Extend Health currently has about 300 companies as clients, the "vast majority" of whom enroll only retirees, Williams said. But, he noted, "three major companies are going to join our exchange this fall," bringing about 50,000 of their active employees into the exchange.


The other factor generating increased interest in exchanges is that "increasingly consumers are more prepared, more expectant of having choice and retail-like experience when they're buying health insurance," said Birhanzel of Accenture. "The theory is that people, over time, are going to choose benefits that best suit them."


He and other experts noted the tendency of many people to "buy down" on the exchanges—opting for plans with lower premiums, and thus saving money on their short-term health costs by accepting higher deductibles and smaller health-care networks.


That tendency means that in some cases, the employees' costs for coverage remain unchanged or less than before, even if an employer is offering less of a subsidy for the exchange plans than it had offered under the traditional company plan.

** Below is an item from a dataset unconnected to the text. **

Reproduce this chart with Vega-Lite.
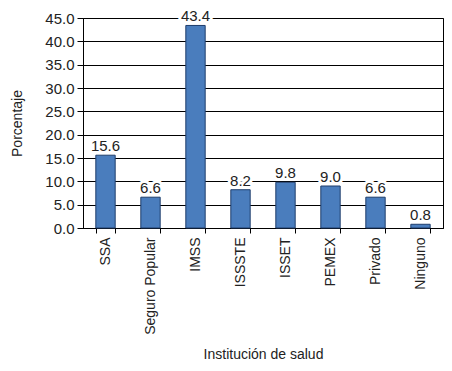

"It is a win-win most of the time," said Alan Cohen, co-founder of Liazon, operator of Bright Choices Exchange, a private exchange which offers plans to active employees of more than 2,300 companies.


Cohen said people in the future will "laugh" when they recall a time that their companies picked a single insurance plan to cover the health needs of them and thousands of their co-workers, without giving them any choice. "The last bastion of what you can't buy online is health insurance," Cohen said. "That will fall, just like everything else did."


Cohen predicted that in the next six months, "you'll see lots and lots" more companies signing up for private exchanges, including Fortune 1000 companies.


"I really think that within five years, the vast majority, I think 70 to 90 percent of companies, will be using exchanges for their active population and their retired population, and it will be the normal course of business," said Cohen.